Material provided
============================================================

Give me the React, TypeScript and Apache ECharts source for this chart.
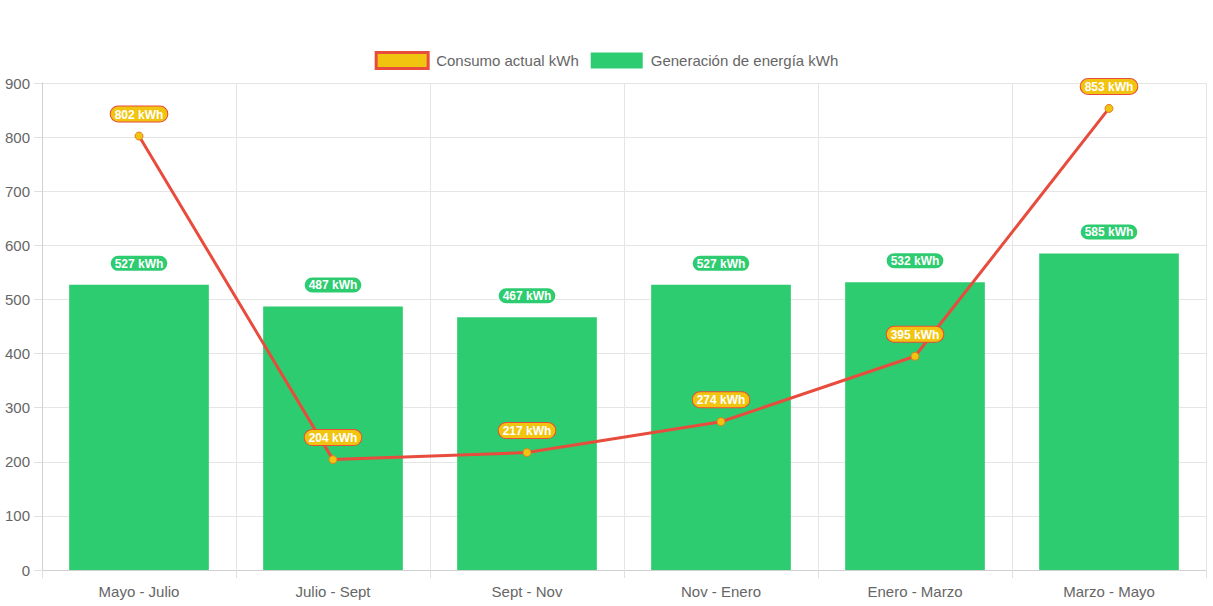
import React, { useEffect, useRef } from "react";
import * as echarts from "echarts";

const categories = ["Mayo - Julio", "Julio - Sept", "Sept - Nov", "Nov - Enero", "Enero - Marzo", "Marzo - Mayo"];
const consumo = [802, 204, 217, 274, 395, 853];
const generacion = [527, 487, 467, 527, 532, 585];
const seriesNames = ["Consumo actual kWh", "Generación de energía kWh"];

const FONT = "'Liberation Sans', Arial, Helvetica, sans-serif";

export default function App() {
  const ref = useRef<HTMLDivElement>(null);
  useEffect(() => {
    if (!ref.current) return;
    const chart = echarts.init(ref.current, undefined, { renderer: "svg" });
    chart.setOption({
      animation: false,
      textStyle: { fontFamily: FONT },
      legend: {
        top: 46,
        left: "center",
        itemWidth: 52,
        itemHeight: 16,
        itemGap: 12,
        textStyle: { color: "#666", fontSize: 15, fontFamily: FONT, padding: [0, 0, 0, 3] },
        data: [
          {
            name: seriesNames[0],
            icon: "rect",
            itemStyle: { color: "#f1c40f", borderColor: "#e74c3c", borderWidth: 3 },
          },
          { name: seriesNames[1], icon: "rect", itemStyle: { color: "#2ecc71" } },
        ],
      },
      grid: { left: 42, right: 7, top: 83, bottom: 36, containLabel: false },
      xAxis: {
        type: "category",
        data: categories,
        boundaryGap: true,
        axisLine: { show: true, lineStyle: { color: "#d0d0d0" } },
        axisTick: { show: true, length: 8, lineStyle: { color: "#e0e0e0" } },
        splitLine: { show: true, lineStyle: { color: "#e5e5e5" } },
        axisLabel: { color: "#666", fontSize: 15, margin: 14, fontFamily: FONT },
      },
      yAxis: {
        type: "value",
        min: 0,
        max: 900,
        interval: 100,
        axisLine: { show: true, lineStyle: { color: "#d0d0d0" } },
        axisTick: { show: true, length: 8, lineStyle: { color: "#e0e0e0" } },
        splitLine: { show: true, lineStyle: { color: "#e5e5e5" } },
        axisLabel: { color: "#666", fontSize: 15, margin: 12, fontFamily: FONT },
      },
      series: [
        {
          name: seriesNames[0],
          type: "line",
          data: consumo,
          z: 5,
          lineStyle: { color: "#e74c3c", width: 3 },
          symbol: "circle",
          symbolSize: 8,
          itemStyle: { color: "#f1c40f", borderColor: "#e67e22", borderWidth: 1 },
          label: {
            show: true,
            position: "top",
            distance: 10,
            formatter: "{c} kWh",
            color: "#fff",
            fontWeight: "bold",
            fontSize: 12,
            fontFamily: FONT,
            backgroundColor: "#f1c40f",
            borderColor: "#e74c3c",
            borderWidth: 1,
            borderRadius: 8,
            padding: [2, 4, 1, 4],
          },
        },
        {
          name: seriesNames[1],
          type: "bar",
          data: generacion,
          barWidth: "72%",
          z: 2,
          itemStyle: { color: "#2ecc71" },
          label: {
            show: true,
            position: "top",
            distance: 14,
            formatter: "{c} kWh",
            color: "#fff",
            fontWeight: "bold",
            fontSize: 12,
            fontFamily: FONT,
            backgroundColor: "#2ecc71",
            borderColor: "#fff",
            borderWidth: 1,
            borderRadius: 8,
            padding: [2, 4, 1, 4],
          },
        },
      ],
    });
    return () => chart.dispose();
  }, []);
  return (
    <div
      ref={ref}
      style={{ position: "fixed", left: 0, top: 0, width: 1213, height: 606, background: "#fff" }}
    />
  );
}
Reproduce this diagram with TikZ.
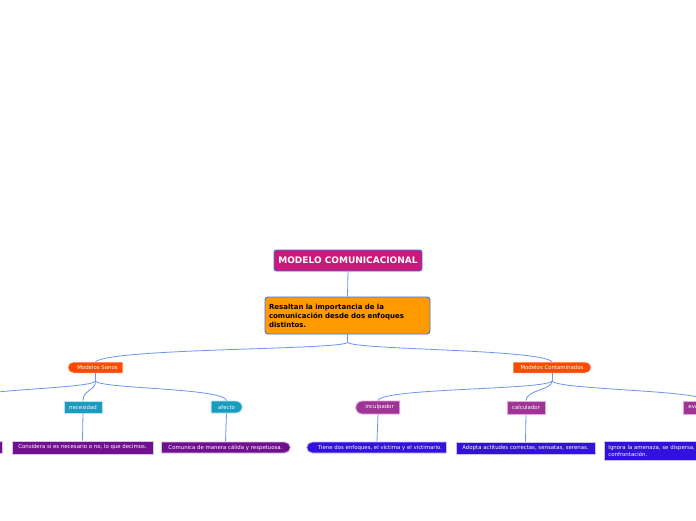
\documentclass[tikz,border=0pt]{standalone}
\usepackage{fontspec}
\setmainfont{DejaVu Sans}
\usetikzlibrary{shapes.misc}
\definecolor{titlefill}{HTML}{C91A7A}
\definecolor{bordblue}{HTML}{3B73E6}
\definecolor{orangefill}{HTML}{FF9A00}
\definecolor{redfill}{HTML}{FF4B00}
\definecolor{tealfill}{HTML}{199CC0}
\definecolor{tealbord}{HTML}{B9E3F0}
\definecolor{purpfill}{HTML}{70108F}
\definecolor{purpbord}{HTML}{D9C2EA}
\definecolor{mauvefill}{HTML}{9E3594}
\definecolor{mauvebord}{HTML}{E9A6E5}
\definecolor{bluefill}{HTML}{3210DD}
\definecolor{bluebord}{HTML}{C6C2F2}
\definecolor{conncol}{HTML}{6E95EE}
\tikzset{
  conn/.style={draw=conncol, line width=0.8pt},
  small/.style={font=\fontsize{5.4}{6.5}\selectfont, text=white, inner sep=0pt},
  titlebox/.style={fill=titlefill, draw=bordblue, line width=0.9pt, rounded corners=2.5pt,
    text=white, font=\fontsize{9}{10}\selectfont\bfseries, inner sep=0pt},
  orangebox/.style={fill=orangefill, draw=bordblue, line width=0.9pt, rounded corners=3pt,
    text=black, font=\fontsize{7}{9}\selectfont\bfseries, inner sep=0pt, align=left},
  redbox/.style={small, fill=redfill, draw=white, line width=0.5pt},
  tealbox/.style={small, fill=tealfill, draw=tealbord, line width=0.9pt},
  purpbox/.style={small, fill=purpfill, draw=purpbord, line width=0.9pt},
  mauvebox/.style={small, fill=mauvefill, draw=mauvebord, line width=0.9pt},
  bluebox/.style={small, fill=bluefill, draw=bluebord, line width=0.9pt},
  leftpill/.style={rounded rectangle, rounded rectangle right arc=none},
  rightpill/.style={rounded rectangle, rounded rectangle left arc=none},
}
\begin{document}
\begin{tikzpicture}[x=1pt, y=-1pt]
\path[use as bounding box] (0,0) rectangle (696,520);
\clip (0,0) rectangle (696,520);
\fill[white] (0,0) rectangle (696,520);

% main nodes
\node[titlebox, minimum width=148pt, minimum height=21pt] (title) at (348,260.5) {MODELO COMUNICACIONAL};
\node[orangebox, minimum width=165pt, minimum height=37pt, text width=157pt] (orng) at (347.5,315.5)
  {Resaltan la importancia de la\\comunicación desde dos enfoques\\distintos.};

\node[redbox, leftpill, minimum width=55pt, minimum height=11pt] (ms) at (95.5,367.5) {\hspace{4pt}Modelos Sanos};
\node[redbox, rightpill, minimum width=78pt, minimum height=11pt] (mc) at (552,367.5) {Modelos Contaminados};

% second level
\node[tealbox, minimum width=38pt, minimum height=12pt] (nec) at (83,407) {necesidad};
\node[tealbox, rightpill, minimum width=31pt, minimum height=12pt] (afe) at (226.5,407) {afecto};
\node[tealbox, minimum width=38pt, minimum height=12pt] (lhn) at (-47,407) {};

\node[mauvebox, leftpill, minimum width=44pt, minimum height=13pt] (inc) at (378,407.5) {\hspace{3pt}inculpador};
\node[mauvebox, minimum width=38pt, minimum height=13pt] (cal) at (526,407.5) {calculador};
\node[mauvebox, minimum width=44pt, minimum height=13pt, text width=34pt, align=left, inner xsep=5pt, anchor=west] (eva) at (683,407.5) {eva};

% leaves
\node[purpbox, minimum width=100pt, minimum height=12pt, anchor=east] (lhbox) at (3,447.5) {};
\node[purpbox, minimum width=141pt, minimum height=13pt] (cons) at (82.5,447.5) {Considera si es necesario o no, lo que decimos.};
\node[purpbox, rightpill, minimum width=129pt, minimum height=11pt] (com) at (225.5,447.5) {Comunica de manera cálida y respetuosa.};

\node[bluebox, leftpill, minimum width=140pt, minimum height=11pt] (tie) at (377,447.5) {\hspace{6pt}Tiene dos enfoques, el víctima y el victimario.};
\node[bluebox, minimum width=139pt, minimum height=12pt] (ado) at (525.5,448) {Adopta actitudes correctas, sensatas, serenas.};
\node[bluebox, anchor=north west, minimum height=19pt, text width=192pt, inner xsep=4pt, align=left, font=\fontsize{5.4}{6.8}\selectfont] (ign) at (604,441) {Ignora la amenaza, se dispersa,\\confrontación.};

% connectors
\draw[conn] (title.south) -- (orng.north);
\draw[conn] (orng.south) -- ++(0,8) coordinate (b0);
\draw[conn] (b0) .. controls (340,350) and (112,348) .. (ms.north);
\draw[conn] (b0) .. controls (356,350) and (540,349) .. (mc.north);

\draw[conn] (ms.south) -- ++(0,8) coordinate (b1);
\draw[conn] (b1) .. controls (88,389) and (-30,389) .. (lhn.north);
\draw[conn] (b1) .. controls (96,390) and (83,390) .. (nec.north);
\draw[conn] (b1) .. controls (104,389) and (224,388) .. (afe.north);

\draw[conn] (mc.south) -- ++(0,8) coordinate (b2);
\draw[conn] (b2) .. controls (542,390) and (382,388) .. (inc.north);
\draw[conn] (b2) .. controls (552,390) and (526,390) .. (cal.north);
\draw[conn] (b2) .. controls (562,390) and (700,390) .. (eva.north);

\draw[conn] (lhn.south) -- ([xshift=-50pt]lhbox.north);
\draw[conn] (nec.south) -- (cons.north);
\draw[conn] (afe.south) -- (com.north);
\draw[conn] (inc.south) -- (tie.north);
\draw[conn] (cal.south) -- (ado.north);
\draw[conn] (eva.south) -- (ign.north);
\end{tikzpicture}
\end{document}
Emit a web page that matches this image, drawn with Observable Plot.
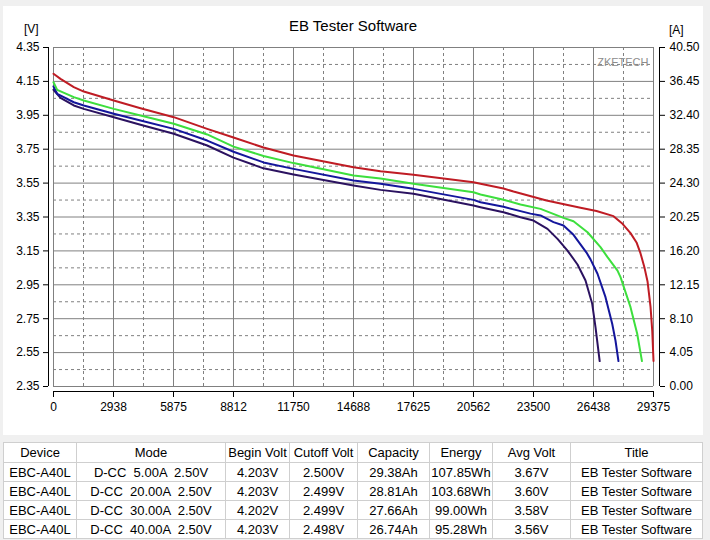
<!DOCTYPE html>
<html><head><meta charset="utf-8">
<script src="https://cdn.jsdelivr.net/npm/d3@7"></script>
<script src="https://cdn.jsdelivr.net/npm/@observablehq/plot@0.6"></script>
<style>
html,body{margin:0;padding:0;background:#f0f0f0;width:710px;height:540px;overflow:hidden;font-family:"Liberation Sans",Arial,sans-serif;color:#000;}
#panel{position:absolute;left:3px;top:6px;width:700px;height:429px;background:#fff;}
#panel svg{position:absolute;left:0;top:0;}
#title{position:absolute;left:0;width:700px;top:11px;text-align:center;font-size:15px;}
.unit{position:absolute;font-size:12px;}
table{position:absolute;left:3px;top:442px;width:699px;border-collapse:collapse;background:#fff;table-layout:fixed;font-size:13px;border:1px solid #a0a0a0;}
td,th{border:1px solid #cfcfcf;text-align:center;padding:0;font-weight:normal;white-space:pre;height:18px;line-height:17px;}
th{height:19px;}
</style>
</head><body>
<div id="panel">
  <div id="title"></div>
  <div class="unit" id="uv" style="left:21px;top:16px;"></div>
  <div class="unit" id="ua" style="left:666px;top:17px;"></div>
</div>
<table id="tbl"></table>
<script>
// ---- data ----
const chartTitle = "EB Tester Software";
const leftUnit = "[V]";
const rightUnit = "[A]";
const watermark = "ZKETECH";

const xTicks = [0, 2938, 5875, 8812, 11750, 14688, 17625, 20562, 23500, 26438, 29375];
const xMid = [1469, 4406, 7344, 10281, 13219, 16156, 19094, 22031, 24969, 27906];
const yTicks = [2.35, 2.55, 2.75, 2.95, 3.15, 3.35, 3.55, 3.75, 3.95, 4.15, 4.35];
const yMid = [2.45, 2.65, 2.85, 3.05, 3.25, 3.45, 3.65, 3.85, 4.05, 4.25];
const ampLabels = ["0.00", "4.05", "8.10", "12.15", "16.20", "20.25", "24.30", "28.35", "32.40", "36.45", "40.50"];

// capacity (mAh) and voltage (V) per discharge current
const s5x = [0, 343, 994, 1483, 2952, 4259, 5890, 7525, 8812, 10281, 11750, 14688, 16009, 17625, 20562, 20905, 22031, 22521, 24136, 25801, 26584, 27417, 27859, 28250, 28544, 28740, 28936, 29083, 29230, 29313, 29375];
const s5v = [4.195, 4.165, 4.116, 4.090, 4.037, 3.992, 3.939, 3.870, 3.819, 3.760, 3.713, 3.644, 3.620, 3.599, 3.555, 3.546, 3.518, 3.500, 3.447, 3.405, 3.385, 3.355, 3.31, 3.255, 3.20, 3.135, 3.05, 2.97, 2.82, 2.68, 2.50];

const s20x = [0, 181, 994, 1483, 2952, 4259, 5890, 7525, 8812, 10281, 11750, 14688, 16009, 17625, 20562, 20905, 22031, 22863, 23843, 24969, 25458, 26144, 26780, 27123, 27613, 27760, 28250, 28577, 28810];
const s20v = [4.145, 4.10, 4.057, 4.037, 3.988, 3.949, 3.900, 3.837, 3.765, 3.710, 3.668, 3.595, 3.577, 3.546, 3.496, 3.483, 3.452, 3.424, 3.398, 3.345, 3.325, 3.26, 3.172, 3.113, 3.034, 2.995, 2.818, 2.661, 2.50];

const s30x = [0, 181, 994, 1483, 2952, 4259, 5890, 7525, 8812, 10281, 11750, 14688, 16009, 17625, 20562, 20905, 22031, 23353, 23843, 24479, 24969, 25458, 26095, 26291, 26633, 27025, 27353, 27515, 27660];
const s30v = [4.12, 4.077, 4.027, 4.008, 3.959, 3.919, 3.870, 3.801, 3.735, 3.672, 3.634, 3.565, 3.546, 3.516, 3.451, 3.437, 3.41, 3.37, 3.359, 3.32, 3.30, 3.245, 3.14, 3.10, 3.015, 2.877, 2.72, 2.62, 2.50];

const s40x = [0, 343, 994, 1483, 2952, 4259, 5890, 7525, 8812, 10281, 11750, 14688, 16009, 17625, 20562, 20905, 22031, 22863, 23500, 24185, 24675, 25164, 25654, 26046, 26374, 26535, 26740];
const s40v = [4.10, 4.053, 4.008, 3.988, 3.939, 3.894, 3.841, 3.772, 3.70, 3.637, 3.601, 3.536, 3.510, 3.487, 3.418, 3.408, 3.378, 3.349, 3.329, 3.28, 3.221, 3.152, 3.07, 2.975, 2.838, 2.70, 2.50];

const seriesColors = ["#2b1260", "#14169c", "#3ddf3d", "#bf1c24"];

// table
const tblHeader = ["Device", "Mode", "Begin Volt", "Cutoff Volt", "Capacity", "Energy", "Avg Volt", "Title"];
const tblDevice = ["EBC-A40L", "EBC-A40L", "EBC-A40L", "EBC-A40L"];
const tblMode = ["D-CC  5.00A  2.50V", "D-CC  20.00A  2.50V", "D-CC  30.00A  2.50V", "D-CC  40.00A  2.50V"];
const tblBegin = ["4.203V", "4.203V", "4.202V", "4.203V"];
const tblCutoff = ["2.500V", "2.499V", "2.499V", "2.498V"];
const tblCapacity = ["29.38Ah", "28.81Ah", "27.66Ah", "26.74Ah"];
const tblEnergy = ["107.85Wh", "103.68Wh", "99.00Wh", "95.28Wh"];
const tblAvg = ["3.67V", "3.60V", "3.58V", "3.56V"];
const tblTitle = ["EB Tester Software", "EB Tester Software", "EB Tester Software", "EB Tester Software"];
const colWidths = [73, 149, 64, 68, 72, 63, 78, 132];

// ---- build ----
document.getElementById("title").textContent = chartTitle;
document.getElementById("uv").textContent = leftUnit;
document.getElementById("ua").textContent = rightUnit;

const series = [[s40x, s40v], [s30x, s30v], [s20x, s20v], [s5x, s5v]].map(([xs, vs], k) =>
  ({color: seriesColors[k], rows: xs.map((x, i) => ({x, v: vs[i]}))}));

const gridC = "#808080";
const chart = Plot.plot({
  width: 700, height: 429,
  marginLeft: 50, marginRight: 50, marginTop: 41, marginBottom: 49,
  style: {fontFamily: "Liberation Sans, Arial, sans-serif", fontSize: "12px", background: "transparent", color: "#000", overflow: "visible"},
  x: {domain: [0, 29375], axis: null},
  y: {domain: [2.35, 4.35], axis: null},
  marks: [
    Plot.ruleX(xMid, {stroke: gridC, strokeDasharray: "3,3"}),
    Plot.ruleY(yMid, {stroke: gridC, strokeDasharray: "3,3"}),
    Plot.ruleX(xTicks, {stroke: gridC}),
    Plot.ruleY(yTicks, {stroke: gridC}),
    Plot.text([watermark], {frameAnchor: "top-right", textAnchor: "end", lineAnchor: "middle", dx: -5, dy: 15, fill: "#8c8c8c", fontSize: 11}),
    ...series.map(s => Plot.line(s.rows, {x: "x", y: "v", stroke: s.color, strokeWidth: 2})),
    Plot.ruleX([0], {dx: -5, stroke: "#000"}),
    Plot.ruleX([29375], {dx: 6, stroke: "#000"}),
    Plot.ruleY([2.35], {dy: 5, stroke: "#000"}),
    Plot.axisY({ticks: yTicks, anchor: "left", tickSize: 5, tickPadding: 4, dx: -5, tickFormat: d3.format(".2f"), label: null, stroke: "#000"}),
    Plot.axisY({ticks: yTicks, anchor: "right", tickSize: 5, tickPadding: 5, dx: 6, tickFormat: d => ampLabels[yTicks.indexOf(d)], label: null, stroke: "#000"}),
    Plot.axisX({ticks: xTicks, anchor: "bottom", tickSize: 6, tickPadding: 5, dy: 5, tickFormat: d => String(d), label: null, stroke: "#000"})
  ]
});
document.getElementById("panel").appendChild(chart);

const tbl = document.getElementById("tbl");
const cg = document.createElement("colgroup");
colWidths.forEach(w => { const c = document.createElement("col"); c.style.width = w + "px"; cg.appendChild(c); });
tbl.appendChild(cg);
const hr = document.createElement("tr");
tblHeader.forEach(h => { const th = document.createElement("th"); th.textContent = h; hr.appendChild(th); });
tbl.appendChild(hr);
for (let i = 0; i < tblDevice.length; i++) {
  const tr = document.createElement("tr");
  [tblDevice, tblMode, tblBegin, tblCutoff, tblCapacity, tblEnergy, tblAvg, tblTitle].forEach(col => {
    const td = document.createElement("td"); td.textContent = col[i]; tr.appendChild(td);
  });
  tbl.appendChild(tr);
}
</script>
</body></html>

============================================================

Work required
Go from the first line of the listing to the line holding "import * as" and, please, transcribe those lines exactly, both included, with no pictures.

Full output
Give me the React, TypeScript and Apache ECharts source for this chart.
import React, { useEffect, useRef } from "react";
import * as echarts from "echarts";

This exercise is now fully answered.